Explanation: An analogy is a comparison drawn between to seemingly unlike things to make a point. King sets up an analogy by comparing our civil rights as citizens to a check. He uses this to show how for African-Americans this has come back as a "back check." By employing this analogy in his speech, King reminds that the audience of the unfair treatment of African-Americans. Parellelism Example: "But one hundred years later, the Negro still is not free. One hundred years later, the life of the Negro is still sadly crippled by the manacles of segregation and the chains of discrimmination. One hundred years later, the Negro lives on a lonely island of poverty in the midst of a vast ocean of material prosperity."

Explanation: Parellelism is similarity in structure and grammar between sentences and phrases. In this excerpt from the text, King begins each sentence with "one hundred years later." The purpose of this strategy is to remind his audience that it has been 100 years since African-Americans were freed as slaves by Lincoln's signing of the Emancipation proclamation. By doing so, he reminds us that 100 years has passed and very little has changed. This persuades the audience that it is time for change. Restatement Example: "When the architects of our republic wrote the magnificent words of the Constitution and the Declaration of Independence, they were signing a promissory note to which every American was to fall heir. This note was a promise that all men...would be guaranteed the unalienable rights of life, liberty, and the pursuit of happiness."

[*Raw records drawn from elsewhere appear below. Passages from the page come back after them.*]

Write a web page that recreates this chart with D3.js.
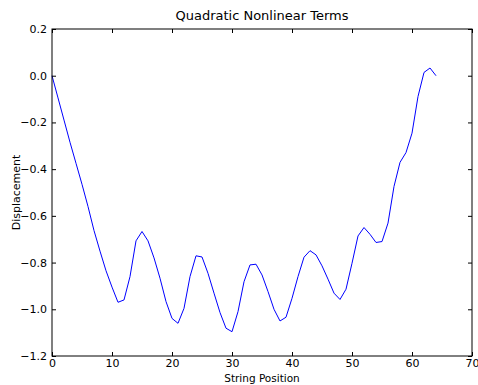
<!DOCTYPE html>
<html>
<head>
<meta charset="utf-8">
<script src="https://cdn.jsdelivr.net/npm/d3@7.9.0/dist/d3.min.js"></script>
<style>
  body { margin: 0; background: #fff; }
  svg { display: block; font-family: "DejaVu Sans", sans-serif; }
</style>
</head>
<body>
<div id="chart"></div>
<script>
// string position (x) and displacement (y)
const positions = d3.range(0, 65);
const displacement = [
  0.0, -0.095, -0.19, -0.285, -0.375, -0.465, -0.56, -0.663, -0.751, -0.835,
  -0.905, -0.97, -0.96, -0.86, -0.707, -0.667, -0.707, -0.78, -0.867, -0.967,
  -1.039, -1.06, -0.996, -0.86, -0.771, -0.776, -0.846, -0.931, -1.014, -1.081,
  -1.096, -1.01, -0.882, -0.81, -0.807, -0.853, -0.924, -1.0, -1.05, -1.034,
  -0.953, -0.86, -0.777, -0.749, -0.767, -0.814, -0.871, -0.931, -0.958, -0.914,
  -0.803, -0.686, -0.65, -0.679, -0.714, -0.71, -0.631, -0.474, -0.371, -0.329,
  -0.246, -0.089, 0.014, 0.033, 0.0
];
const xTicks = [0, 10, 20, 30, 40, 50, 60, 70];
const yTicks = [0.2, 0.0, -0.2, -0.4, -0.6, -0.8, -1.0, -1.2];

const width = 478;
const height = 385;
const margin = { top: 29, right: 6, bottom: 29, left: 52 };

const svg = d3.select('#chart')
  .append('svg')
  .attr('width', width)
  .attr('height', height);

const xScale = d3.scaleLinear().domain([0, 70]).range([margin.left, width - margin.right]);
const yScale = d3.scaleLinear().domain([-1.2, 0.2]).range([height - margin.bottom, margin.top]);

// data line
svg.append('path')
  .datum(positions.map((p, i) => [p, displacement[i]]))
  .attr('fill', 'none')
  .attr('stroke', '#0000ff')
  .attr('stroke-width', 1)
  .attr('d', d3.line().x(d => xScale(d[0])).y(d => yScale(d[1])));

// inward ticks on all four sides, labels only bottom/left
const tickLen = 4;
const bottomAxis = d3.axisBottom(xScale).tickValues(xTicks).tickSize(-tickLen).tickPadding(3).tickFormat(d3.format('d'));
const topAxis = d3.axisTop(xScale).tickValues(xTicks).tickSize(-tickLen).tickFormat('');
const leftAxis = d3.axisLeft(yScale).tickValues(yTicks).tickSize(-tickLen).tickPadding(5).tickFormat(d3.format('.1f'));
const rightAxis = d3.axisRight(yScale).tickValues(yTicks).tickSize(-tickLen).tickFormat('');

function styleAxis(g) {
  g.select('.domain').remove();
  g.selectAll('.tick line').attr('stroke', '#000');
  g.selectAll('.tick text').attr('font-size', 11).attr('fill', '#000').attr('font-family', '"DejaVu Sans", sans-serif');
}

svg.append('g').attr('transform', `translate(0, ${height - margin.bottom})`).call(bottomAxis).call(styleAxis);
svg.append('g').attr('transform', `translate(0, ${margin.top})`).call(topAxis).call(styleAxis);
svg.append('g').attr('transform', `translate(${margin.left}, 0)`).call(leftAxis).call(styleAxis);
svg.append('g').attr('transform', `translate(${width - margin.right}, 0)`).call(rightAxis).call(styleAxis);

// frame
svg.append('rect')
  .attr('x', margin.left)
  .attr('y', margin.top)
  .attr('width', width - margin.left - margin.right)
  .attr('height', height - margin.top - margin.bottom)
  .attr('fill', 'none')
  .attr('stroke', '#000')
  .attr('stroke-width', 1);

// title and axis labels
svg.append('text')
  .attr('x', (margin.left + width - margin.right) / 2)
  .attr('y', 20)
  .attr('text-anchor', 'middle')
  .attr('font-size', 13)
  .text('Quadratic Nonlinear Terms');

svg.append('text')
  .attr('x', (margin.left + width - margin.right) / 2)
  .attr('y', 382)
  .attr('text-anchor', 'middle')
  .attr('font-size', 10.5)
  .text('String Position');

svg.append('text')
  .attr('transform', `translate(20, ${(margin.top + height - margin.bottom) / 2}) rotate(-90)`)
  .attr('text-anchor', 'middle')
  .attr('font-size', 11)
  .text('Displacement');
</script>
</body>
</html>
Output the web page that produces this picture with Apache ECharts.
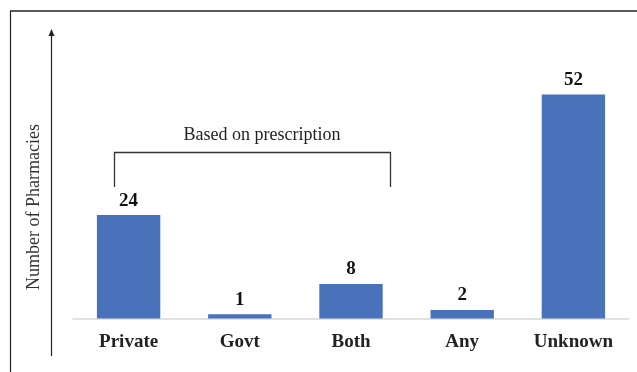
<!DOCTYPE html>
<html>
<head>
<meta charset="utf-8">
<script src="https://cdn.jsdelivr.net/npm/echarts@6/dist/echarts.min.js"></script>
<style>
  html, body { margin: 0; padding: 0; background: #fff; }
  #chart { width: 637px; height: 372px; }
</style>
</head>
<body>
<div id="chart"></div>
<script>
// Pharmacy counts by dispensing category
const categories = ['Private', 'Govt', 'Both', 'Any', 'Unknown'];
const pharmacyCounts = [24, 1, 8, 2, 52];
const yAxisTitle = 'Number of Pharmacies';
const bracketText = 'Based on prescription';

const serif = '"Liberation Serif", "Times New Roman", serif';
const chart = echarts.init(document.getElementById('chart'));

chart.setOption({
  animation: false,
  backgroundColor: '#ffffff',
  grid: { left: 73, right: 8, top: 60, bottom: 53.5 },
  xAxis: {
    type: 'category',
    data: categories,
    axisLine: { lineStyle: { color: '#d9d9d9', width: 1.5 } },
    axisTick: { show: false },
    axisLabel: {
      fontFamily: serif, fontWeight: 'bold', fontSize: 19, color: '#222', margin: 14
    }
  },
  yAxis: {
    type: 'value',
    min: 0, max: 60,
    show: false
  },
  series: [{
    type: 'bar',
    data: pharmacyCounts,
    barWidth: '57%',
    itemStyle: { color: '#4872BA' },
    label: {
      show: true, position: 'top', distance: 5,
      fontFamily: serif, fontWeight: 'bold', fontSize: 19, color: '#111'
    }
  }],
  graphic: [
    // outer frame (top and left edges)
    { type: 'line', shape: { x1: 10, y1: 11, x2: 637, y2: 11 }, style: { stroke: '#222', lineWidth: 1.5 } },
    { type: 'line', shape: { x1: 10.5, y1: 11, x2: 10.5, y2: 372 }, style: { stroke: '#222', lineWidth: 1.2 } },
    // vertical arrow standing in for the value axis
    { type: 'line', shape: { x1: 51.5, y1: 36, x2: 51.5, y2: 356 }, style: { stroke: '#222', lineWidth: 1.2 } },
    { type: 'polygon', shape: { points: [[51.5, 29], [48.5, 36], [54.5, 36]] }, style: { fill: '#222' } },
    // axis title
    {
      type: 'text', x: 34, y: 207, rotation: Math.PI / 2,
      style: {
        text: yAxisTitle, fontFamily: serif, fontSize: 18, fill: '#333',
        textAlign: 'center', textVerticalAlign: 'middle'
      }
    },
    // bracket grouping the prescription categories
    {
      type: 'polyline',
      shape: { points: [[114.5, 187], [114.5, 152.5], [390.5, 152.5], [390.5, 187]] },
      style: { stroke: '#333', lineWidth: 1.3, fill: null }
    },
    {
      type: 'text', x: 262, y: 135,
      style: {
        text: bracketText, fontFamily: serif, fontSize: 18, fill: '#222',
        textAlign: 'center', textVerticalAlign: 'middle'
      }
    }
  ]
});
</script>
</body>
</html>
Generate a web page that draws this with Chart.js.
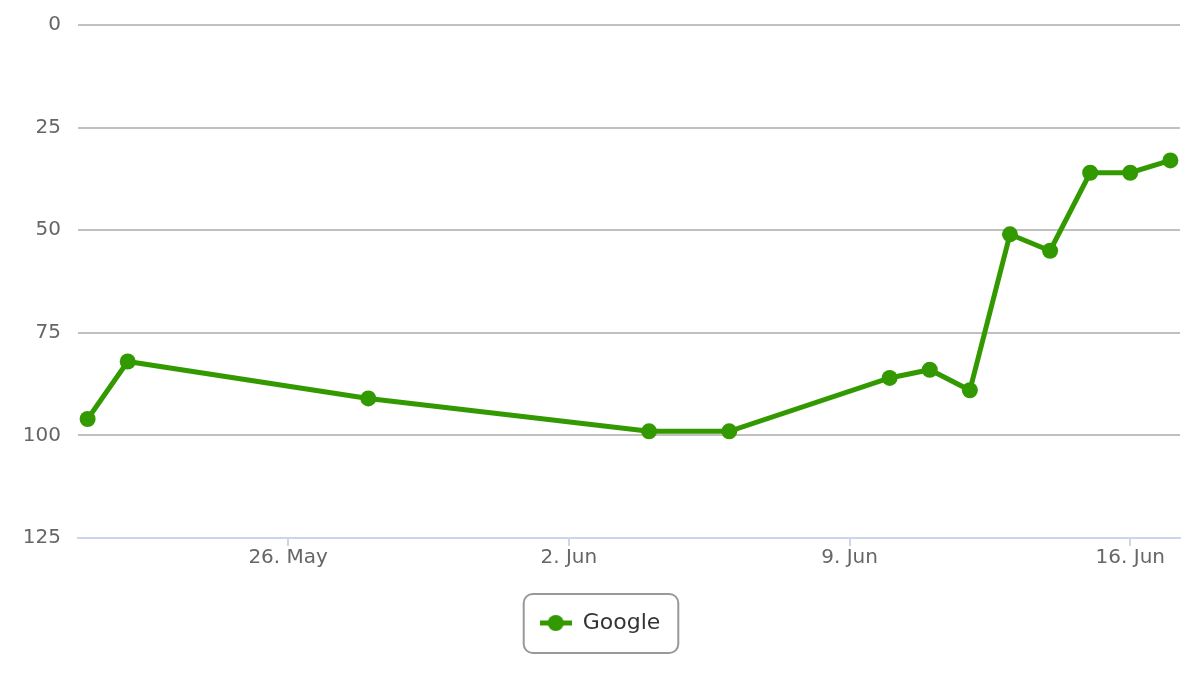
<!DOCTYPE html>
<html>
<head>
<meta charset="utf-8">
<title>Google</title>
<script src="https://cdn.jsdelivr.net/npm/chart.js@4.4.1/dist/chart.umd.min.js"></script>
<style>
    html, body { margin: 0; padding: 0; background: #fff; }
    #wrap { width: 1200px; height: 685px; position: relative; }
</style>
</head>
<body>
<div id="wrap"><canvas id="rankChart"></canvas></div>
<script>
// Data
const pointDates = [
    '2019-05-21', '2019-05-22', '2019-05-28', '2019-06-04', '2019-06-06',
    '2019-06-10', '2019-06-11', '2019-06-12', '2019-06-13', '2019-06-14',
    '2019-06-15', '2019-06-16', '2019-06-17'
];
const googleRank = [96, 82, 91, 99, 99, 86, 84, 89, 51, 55, 36, 36, 33];

const tickDates = ['2019-05-26', '2019-06-02', '2019-06-09', '2019-06-16'];
const tickLabels = ['26. May', '2. Jun', '9. Jun', '16. Jun'];

const yTicks = [0, 25, 50, 75, 100, 125];

const green = '#339900';
const fontFamily = "'DejaVu Sans', sans-serif";

// day offsets from the first tick
const DAY = 24 * 3600 * 1000;
const baseTime = Date.parse(tickDates[0]);
const toDay = d => (Date.parse(d) - baseTime) / DAY;

const points = pointDates.map((d, i) => ({ x: toDay(d), y: googleRank[i] }));
const tickDays = tickDates.map(toDay);

// legend symbol: short line with a dot
function makeLegendSymbol() {
    const c = document.createElement('canvas');
    c.width = 32;
    c.height = 18;
    const ctx = c.getContext('2d');
    ctx.strokeStyle = green;
    ctx.lineWidth = 5;
    ctx.beginPath();
    ctx.moveTo(0, 9);
    ctx.lineTo(32, 9);
    ctx.stroke();
    ctx.fillStyle = green;
    ctx.beginPath();
    ctx.arc(16, 9, 8, 0, Math.PI * 2);
    ctx.fill();
    return c;
}

// rounded border around the legend item
const legendBorder = {
    id: 'legendBorder',
    afterDraw(chart) {
        const boxes = chart.legend && chart.legend.legendHitBoxes;
        if (!boxes || !boxes.length) return;
        const b = boxes[0];
        const ctx = chart.ctx;
        const x = b.left - 16;
        const y = b.top + b.height / 2 - 29;
        const w = b.width + 34;
        const h = 59;
        ctx.save();
        ctx.strokeStyle = '#999999';
        ctx.lineWidth = 2;
        ctx.beginPath();
        ctx.roundRect(x, y, w, h, 9);
        ctx.stroke();
        ctx.restore();
    }
};

const chart = new Chart(document.getElementById('rankChart'), {
    type: 'line',
    data: {
        datasets: [{
            label: 'Google',
            data: points,
            borderColor: green,
            backgroundColor: green,
            borderWidth: 5,
            pointStyle: 'circle',
            pointRadius: 8,
            pointHoverRadius: 8,
            pointBackgroundColor: green,
            pointBorderWidth: 0,
            tension: 0
        }]
    },
    options: {
        responsive: true,
        maintainAspectRatio: false,
        animation: false,
        layout: {
            padding: { top: 25, right: 20, bottom: 41, left: 20 }
        },
        scales: {
            x: {
                type: 'linear',
                min: -5.24,
                max: 22.24,
                afterBuildTicks: scale => {
                    scale.ticks = tickDays.map(v => ({ value: v }));
                },
                afterFit: scale => {
                    scale.height = 64;
                    scale.paddingLeft = 0;
                    scale.paddingRight = 0;
                },
                grid: {
                    drawOnChartArea: false,
                    drawTicks: true,
                    tickLength: 8,
                    color: '#ccd6eb',
                    lineWidth: 2
                },
                border: { display: true, color: '#ccd6eb', width: 2 },
                ticks: {
                    autoSkip: false,
                    maxRotation: 0,
                    padding: 0,
                    color: '#666666',
                    font: { family: fontFamily, size: 20 },
                    callback: (value, index) => tickLabels[index]
                }
            },
            y: {
                reverse: true,
                min: 0,
                max: 125,
                afterBuildTicks: scale => {
                    scale.ticks = yTicks.map(v => ({ value: v }));
                },
                afterFit: scale => {
                    scale.width = 58;
                    scale.paddingTop = 0;
                    scale.paddingBottom = 0;
                },
                grid: {
                    drawTicks: false,
                    color: '#c0c0c0',
                    lineWidth: 2
                },
                border: { display: false },
                ticks: {
                    padding: 17,
                    color: '#666666',
                    font: { family: fontFamily, size: 20 }
                }
            }
        },
        plugins: {
            legend: {
                position: 'bottom',
                labels: {
                    usePointStyle: true,
                    pointStyleWidth: 32,
                    color: '#333333',
                    padding: 10,
                    font: { family: fontFamily, size: 22 },
                    generateLabels: chart => chart.data.datasets.map((ds, i) => ({
                        text: ds.label,
                        fillStyle: ds.borderColor,
                        strokeStyle: ds.borderColor,
                        lineWidth: 0,
                        pointStyle: makeLegendSymbol(),
                        fontColor: '#333333',
                        datasetIndex: i
                    }))
                }
            },
            tooltip: { enabled: false }
        }
    },
    plugins: [legendBorder]
});
</script>
</body>
</html>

Explanation: In this excerpt, King restates the idea that the Constituion and Declaration of Independence guaranteed all men (and women) the "unalienable rights of life, liberty and the pursuit of happiness." Since this is his primary point in his speech, King uses the persuasive technique of restatement to further clarify and emphasize this idea to his audience by using different words to express the same idea. Conclusion Whether or not King's speech is effective is not the question. The mere fact that his speech has stood the test of time and now resides in student's textbooks all across the nation attest to that. The question is, what makes King's "I Have a Dream" speech effective? Through analysis of the text, it is quite evident that his use of analogy, repetition, and restatment was intentional and effectual. Otherwise, would the phrase "I Have a Dream" hold the recognition that it still does to this day?